O projeto ‘STS-90 Neurolab Shuttle’ revelou que pequenos procedimentos poderão ser viáveis. Os cuidados relativos a objetos e fluídos deverão ser redobrados: é necessária a restrição do material, com a promoção da organização, da esterilização, acessibilidade e segurança e deve primar-se pela manutenção de um campo estéril, evitando a fuga anestésica, utilizando estações de trabalho tipo câmara, ou até o próprio corpo do paciente como barreira.

Estudo do Sistema Nervoso Autónomo na missão STS-90 Neurolab (Créditos: NASA)
Para isso, deverá optar-se por cirurgias menos invasivas (endoscopia, através das cavidades internas naturais do doente, toracoscopia, laparoscopia…) ao invés de cirurgias abertas. Apesar de se acreditar que a falta de retração gravitacional dos órgãos e o comportamento flutuante dos fluídos como sangue e pus fossem impor problemas à concretização das cirurgias, projetos como o voo parabólico com o avião KC-135 modificado da National Aeronautics and Space Administration (NASA) provaram que isso não acontece devido ao mesentério elástico e à aderência dos fluídos às paredes abdominal e torácica pela tensão de superfície.
A restrição dos profissionais a realizar a cirurgia também é fundamental e deverá passar pela fixação à mesa cirúrgica pela cintura, barras para os pés, liberdade completa das mãos, entre outros.
A anestesia será mais segura se for administrada por meio intravenoso e se conferir apenas bloqueio regional/local.
Tal como no planeta Terra, onde os robôs já começam a dominar os blocos operatórios, também no espaço poderá a cirurgia robótica ser a solução para problemas como a inexperiência da tripulação.
O projeto NEEMO 7 de 2004 da NASA focou-se em missões debaixo de água com um robô controlado remotamente. As cirurgias a litíases biliar e renal foram bem-sucedidas.
Em 2024, foi realizada a primeira cirurgia em gravidade zero por um robô residente na EEI, o ‘SpaceMIRA’ (Miniaturized In Vivo Robotic Assistant), controlado remotamente a partir do Nebraska, nos Estados Unidos da América. Com 0,9 kg, o robô é pequeno e usa dois braços para simular o humano. Contudo, o atraso de 0,85 segundos é ainda relevante, principalmente no caso de uma perda hemorrágica, pelo que se deve trabalhar a autonomia destes equipamentos.

SpaceMIRA na Estação Espacial Internacional (Créditos: NASA)
Tecnologias como a impressão 3D de instrumentos cirúrgicos, substituição do vídeo endoscópico e laparoscópico por imagens em realidade virtual e estereoscopia 3D já foram testadas e parecem ser soluções exequíveis.
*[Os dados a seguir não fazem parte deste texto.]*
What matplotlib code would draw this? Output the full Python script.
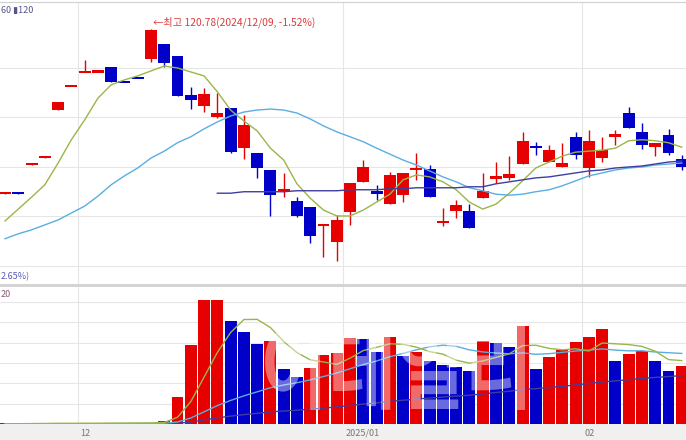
import numpy as np
import pandas as pd
import matplotlib
matplotlib.use("Agg")
import matplotlib.pyplot as plt
from matplotlib.patches import Rectangle, PathPatch
from matplotlib.textpath import TextPath
from matplotlib.font_manager import FontProperties
from matplotlib.transforms import Affine2D

plt.rcParams['font.family'] = ['Noto Sans CJK KR', 'DejaVu Sans']

# daily candles, 2024/11/22 .. 2025/02/12
opens = [117.46, 117.48, 118.05, 118.19, 119.15, 119.63, 119.91, 119.92, 120.02, 119.73,
         119.81, 120.18, 120.48, 120.24, 119.45, 119.23, 119.01, 119.19, 118.38, 118.28,
         117.94, 117.53, 117.31, 117.19, 116.82, 116.48, 117.09, 117.70, 117.52, 117.25,
         117.43, 117.94, 117.96, 116.87, 117.11, 117.11, 117.37, 117.76, 117.78, 118.06,
         118.42, 118.10, 118.00, 118.61, 117.98, 118.18, 118.61, 119.09, 118.71, 118.40,
         118.65, 118.16]
highs = [117.48, 117.48, 118.07, 118.21, 119.31, 119.65, 120.16, 119.94, 120.02, 119.73,
         119.81, 120.78, 120.48, 120.24, 119.62, 119.60, 119.49, 119.19, 119.05, 118.28,
         117.94, 117.88, 117.39, 117.19, 116.84, 117.03, 117.68, 118.14, 117.64, 117.90,
         117.88, 118.28, 118.04, 117.17, 117.33, 117.25, 117.88, 118.10, 118.22, 118.71,
         118.51, 118.44, 118.48, 118.71, 118.75, 118.61, 118.75, 119.21, 118.89, 118.48,
         118.77, 118.24]
lows = [117.46, 117.46, 118.05, 118.19, 119.15, 119.63, 119.91, 119.92, 119.72, 119.71,
        119.79, 120.12, 120.02, 119.43, 119.17, 119.11, 118.99, 118.28, 118.16, 117.78,
        117.01, 117.39, 116.99, 116.46, 116.18, 116.10, 116.83, 117.70, 117.33, 117.25,
        117.29, 117.74, 117.39, 116.81, 116.97, 116.77, 117.37, 117.68, 117.74, 118.06,
        118.24, 118.10, 118.00, 118.16, 117.80, 118.10, 118.44, 118.79, 118.36, 118.22,
        118.24, 117.94]
closes = [117.48, 117.46, 118.07, 118.21, 119.31, 119.65, 119.93, 119.94, 119.72, 119.71,
          119.79, 120.76, 120.10, 119.43, 119.35, 119.47, 119.09, 118.30, 118.85, 117.98,
          117.43, 117.55, 117.01, 116.61, 116.84, 116.93, 117.68, 118.00, 117.45, 117.84,
          117.88, 117.98, 117.39, 116.91, 117.23, 116.77, 117.52, 117.82, 117.86, 118.53,
          118.38, 118.34, 118.08, 118.24, 118.53, 118.34, 118.67, 118.79, 118.44, 118.48,
          118.28, 118.00]
# volume, thousand shares
volumes = [8, 6, 7, 5, 9, 7, 10, 8, 11, 9, 12, 14, 30, 266, 778, 1221, 1225, 1015, 906, 788,
           818, 542, 463, 552, 680, 699, 847, 840, 709, 857, 670, 709, 621, 585, 560, 522,
           818, 798, 758, 965, 542, 660, 729, 808, 857, 936, 621, 690, 719, 621, 522, 571]

# price moving averages as drawn on the chart
ma5 = [116.91, 117.15, 117.39, 117.64, 118.08, 118.55, 118.95, 119.39, 119.66, 119.76,
       119.84, 119.94, 120.04, 120.00, 119.92, 119.84, 119.52, 119.15, 118.93, 118.73,
       118.38, 118.14, 117.66, 117.37, 117.13, 117.01, 117.01, 117.13, 117.29, 117.45,
       117.74, 117.84, 117.80, 117.70, 117.54, 117.29, 117.15, 117.25, 117.47, 117.72,
       117.98, 118.10, 118.22, 118.30, 118.32, 118.34, 118.38, 118.53, 118.55, 118.53,
       118.49, 118.40]
ma20 = [116.55, 116.65, 116.73, 116.83, 116.93, 117.07, 117.21, 117.41, 117.64, 117.82,
        117.98, 118.18, 118.32, 118.49, 118.61, 118.77, 118.91, 119.03, 119.11, 119.15,
        119.17, 119.15, 119.09, 118.97, 118.83, 118.71, 118.61, 118.51, 118.38, 118.26,
        118.14, 118.04, 117.92, 117.80, 117.70, 117.58, 117.52, 117.45, 117.43, 117.45,
        117.50, 117.54, 117.62, 117.72, 117.82, 117.88, 117.94, 117.98, 118.00, 118.04,
        118.06, 118.08]
ma60 = [None] * 16 + [117.47, 117.47, 117.50, 117.50, 117.50, 117.50, 117.52, 117.52,
        117.52, 117.52, 117.54, 117.54, 117.54, 117.56, 117.56, 117.58, 117.58, 117.58,
        117.58, 117.60, 117.60, 117.66, 117.70, 117.74, 117.78, 117.80, 117.84, 117.88,
        117.92, 117.94, 117.98, 118.00, 118.02, 118.06, 118.10, 118.12]

month_pos = [5.5, 25.5, 43.5]
month_labels = ['12', '2025/01', '02']
price_grid = [120, 119, 118, 117, 116]
vol_grid = [200, 400, 600, 800, 1000, 1200]

RED = '#e60000'
BLUE = '#0000c8'
C5, C20, C60 = '#9ab648', '#5aaee0', '#3e3e9e'
GRID = '#e6e6e6'

o = np.array(opens); h = np.array(highs); l = np.array(lows); c = np.array(closes)
v = np.array(volumes, dtype=float)
x = np.arange(len(o))

W, H = 686, 440
fig = plt.figure(figsize=(W / 100, H / 100), dpi=100)
ax = fig.add_axes([0, 1 - 284 / H, 1, 282 / H])
axv = fig.add_axes([0, 1 - 424 / H, 1, 137 / H], sharex=ax)

# candles
col = np.where(c > o, RED, BLUE)
ax.vlines(x, l, h, colors=col, lw=1, zorder=2)
bh = np.maximum(np.abs(c - o), 0.05)
ax.bar(x, bh, bottom=(o + c) / 2 - bh / 2, width=0.9, color=col, lw=0, zorder=3)

ax.plot(x, ma5, color=C5, lw=1, zorder=4)
ax.plot(x, ma20, color=C20, lw=1, zorder=4)
ax.plot(x, np.array(ma60, dtype=float), color=C60, lw=1, zorder=4)

imax = int(np.argmax(h))
ax.annotate(f'←최고 {h[imax]:.2f}(2024/12/09, -1.52%)', xy=(imax, h[imax]),
            xytext=(2, 1), textcoords='offset pixels', ha='left', va='bottom',
            fontsize=7.4, color='#d83c3c')

ax.set_xlim(-0.377, 51.318)
ax.set_ylim(115.636, 121.333)
ax.set_yticks(price_grid)

# volume, coloured by change from the previous day
vcol = [RED] + [RED if v[i] >= v[i - 1] else BLUE for i in range(1, len(v))]
axv.bar(x, v, width=0.9, color=vcol, lw=0, zorder=2)
for n, cc in [(60, C60), (20, C20), (5, C5)]:
    vm = pd.Series(v).rolling(n, min_periods=1).sum() / n
    axv.plot(x, vm, color=cc, lw=1, zorder=3)
axv.set_ylim(0, 1349.7)
axv.set_yticks(vol_grid)

for a in (ax, axv):
    a.set_xticks(month_pos)
    a.grid(True, color=GRID, lw=0.8, zorder=0)
    a.set_axisbelow(True)
    a.tick_params(left=False, bottom=False, labelleft=False, labelbottom=False)
    for s in a.spines.values():
        s.set_visible(False)
ax.spines['top'].set_visible(True)
ax.spines['top'].set_color('#d0d0d0')

for p, lab in zip(month_pos, month_labels):
    axv.annotate(lab, xy=(p, 0), xycoords=('data', 'axes fraction'), xytext=(2, -9),
                 textcoords='offset pixels', ha='left', va='center', fontsize=6.5,
                 color='#777777')

# panel separator and bottom strip
fig.add_artist(Rectangle((0, 1 - 287 / H), 1, 3 / H, transform=fig.transFigure,
                         color='#d4d4d4', zorder=0))
fig.add_artist(Rectangle((0, 0), 1, 16 / H, transform=fig.transFigure,
                         color='#f0f0f0', zorder=0))

# small labels at the left edge
fig.text(1 / W, 1 - 11 / H, '60 ▮120', ha='left', va='center', fontsize=6.5, color='#55558a')
fig.text(1 / W, 1 - 277 / H, '2.65%)', ha='left', va='center', fontsize=6.5, color='#5a5ab8')
fig.text(1 / W, 1 - 294 / H, '20', ha='left', va='center', fontsize=6.5, color='#8a5a7a')

# watermark
fp = FontProperties(family='Noto Sans CJK KR', weight='bold')
tp = TextPath((0, 0), '이데일리', size=100, prop=fp)
ext = tp.get_extents()
tr = (Affine2D().translate(-ext.x0, -ext.y0)
      .scale(260 / ext.width, 85 / ext.height).translate(265, H - 410))
fig.add_artist(PathPatch(tp, transform=tr, facecolor=(1, 1, 1, 0.42),
                         edgecolor='none', zorder=10))

fig.savefig('out.png', dpi=100)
Contudo, o foco também deverá estar na redução do tamanho dos equipamentos e robôs, de modo a otimizar, cada vez mais, a logística e eficiência das missões.
A Space Surgery Association, fundada em 2019, consiste num grupo de clínicos, cientistas e engenheiros que congrega toda a informação adquirida até ao momento e promove a investigação nesta área.
Apesar de se conhecerem os efeitos do espaço na fisiologia normal e de serem já vários os esforços feitos no sentido da evolução do cuidado médico além da Terra, é importante descobrir ainda como se comportam patologias já conhecidas nestas condições adversas. Estamos ainda longe de garantir viagens ao espaço completamente seguras para a saúde das tripulações, mas a certeza é de que o caminho é o correto.
Artigo da autoria de Catarina Pereira. Revisão por Ana Luísa Silva.